### What needs to be done
Transcribe the listing verbatim. Do not carry over any pictures.
start
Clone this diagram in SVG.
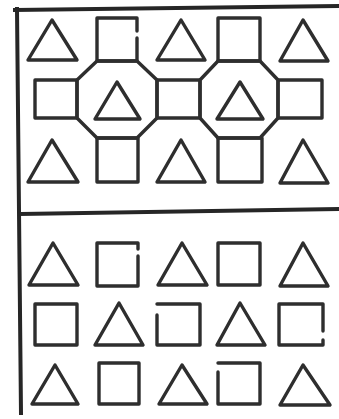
<svg xmlns="http://www.w3.org/2000/svg" width="339" height="419" viewBox="0 0 339 419">
<style>
.s{fill:none;stroke:#2e2e2e;stroke-width:3.4;stroke-linejoin:round;stroke-linecap:round}
.f{fill:none;stroke:#262626;stroke-width:4;stroke-linecap:square}
</style>
<rect width="339" height="419" fill="#ffffff"/>
<g id="frame">
<path class="f" d="M17,9 L21,413"/>
<path class="f" d="M15,10 L339,6"/>
<path class="f" d="M21,214 L339,209"/>
</g>
<g id="top">
<g id="t-r1"><polygon class="s" points="52,20 77,60 28,60"/><path class="s" d="M137,38 V61 H97 V18 H137 V31"/><polygon class="s" points="181,20 205,60 157,60"/><rect class="s" x="218" y="18" width="42" height="43"/><polygon class="s" points="303,20 328,61 280,61"/></g>
<g id="t-oct1"><polygon class="s" points="97,61 137,61 157,80 157,118 137,138 97,138 77,118 77,80"/><polygon class="s" points="117,82 140,119 95,119"/></g>
<g id="t-oct2"><polygon class="s" points="218,61 260,61 278,80 278,118 260,138 218,138 200,118 200,80"/><polygon class="s" points="240,82 263,119 217,119"/></g>
<g id="t-r2"><rect class="s" x="35" y="80" width="42" height="38"/><rect class="s" x="157" y="80" width="43" height="38"/><rect class="s" x="278" y="80" width="44" height="38"/></g>
<g id="t-r3"><polygon class="s" points="52,140 78,182 28,182"/><rect class="s" x="97" y="138" width="41" height="44"/><polygon class="s" points="181,140 205,182 157,182"/><rect class="s" x="218" y="138" width="44" height="44"/><polygon class="s" points="303,140 328,183 280,183"/></g>
</g>
<g id="bottom">
<g id="b-r1"><polygon class="s" points="53,243 78,285 29,285"/><path class="s" d="M138,256 V286 H97 V243 H138 V249"/><polygon class="s" points="182,243 207,285 158,285"/><rect class="s" x="218" y="243" width="42" height="42"/><polygon class="s" points="303,243 328,286 280,286"/></g>
<g id="b-r2"><rect class="s" x="35" y="304" width="42" height="41"/><polygon class="s" points="119,303 143,345 95,345"/><path class="s" d="M157,304 H200 V345 H157 V315"/><polygon class="s" points="240,303 265,345 217,345"/><path class="s" d="M323,331 V304 H279 V345 H323 V340"/></g>
<g id="b-r3"><polygon class="s" points="55,365 78,404 32,404"/><rect class="s" x="99" y="363" width="40" height="41"/><polygon class="s" points="182,365 207,404 159,404"/><path class="s" d="M218,372 V404 H260 V363 H218"/><polygon class="s" points="303,365 330,405 280,405"/></g>
</g>
</svg>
end
### Task output
Clone this diagram in SVG.
<svg xmlns="http://www.w3.org/2000/svg" width="339" height="419" viewBox="0 0 339 419">
<style>
.s{fill:none;stroke:#2e2e2e;stroke-width:3.4;stroke-linejoin:round;stroke-linecap:round}
.f{fill:none;stroke:#262626;stroke-width:4;stroke-linecap:square}
</style>
<rect width="339" height="419" fill="#ffffff"/>
<g id="frame">
<path class="f" d="M17,9 L21,413"/>
<path class="f" d="M15,10 L339,6"/>
<path class="f" d="M21,214 L339,209"/>
</g>
<g id="top">
<g id="t-r1"><polygon class="s" points="52,20 77,60 28,60"/><path class="s" d="M137,38 V61 H97 V18 H137 V31"/><polygon class="s" points="181,20 205,60 157,60"/><rect class="s" x="218" y="18" width="42" height="43"/><polygon class="s" points="303,20 328,61 280,61"/></g>
<g id="t-oct1"><polygon class="s" points="97,61 137,61 157,80 157,118 137,138 97,138 77,118 77,80"/><polygon class="s" points="117,82 140,119 95,119"/></g>
<g id="t-oct2"><polygon class="s" points="218,61 260,61 278,80 278,118 260,138 218,138 200,118 200,80"/><polygon class="s" points="240,82 263,119 217,119"/></g>
<g id="t-r2"><rect class="s" x="35" y="80" width="42" height="38"/><rect class="s" x="157" y="80" width="43" height="38"/><rect class="s" x="278" y="80" width="44" height="38"/></g>
<g id="t-r3"><polygon class="s" points="52,140 78,182 28,182"/><rect class="s" x="97" y="138" width="41" height="44"/><polygon class="s" points="181,140 205,182 157,182"/><rect class="s" x="218" y="138" width="44" height="44"/><polygon class="s" points="303,140 328,183 280,183"/></g>
</g>
<g id="bottom">
<g id="b-r1"><polygon class="s" points="53,243 78,285 29,285"/><path class="s" d="M138,256 V286 H97 V243 H138 V249"/><polygon class="s" points="182,243 207,285 158,285"/><rect class="s" x="218" y="243" width="42" height="42"/><polygon class="s" points="303,243 328,286 280,286"/></g>
<g id="b-r2"><rect class="s" x="35" y="304" width="42" height="41"/><polygon class="s" points="119,303 143,345 95,345"/><path class="s" d="M157,304 H200 V345 H157 V315"/><polygon class="s" points="240,303 265,345 217,345"/><path class="s" d="M323,331 V304 H279 V345 H323 V340"/></g>
<g id="b-r3"><polygon class="s" points="55,365 78,404 32,404"/><rect class="s" x="99" y="363" width="40" height="41"/><polygon class="s" points="182,365 207,404 159,404"/><path class="s" d="M218,372 V404 H260 V363 H218"/><polygon class="s" points="303,365 330,405 280,405"/></g>
</g>
</svg>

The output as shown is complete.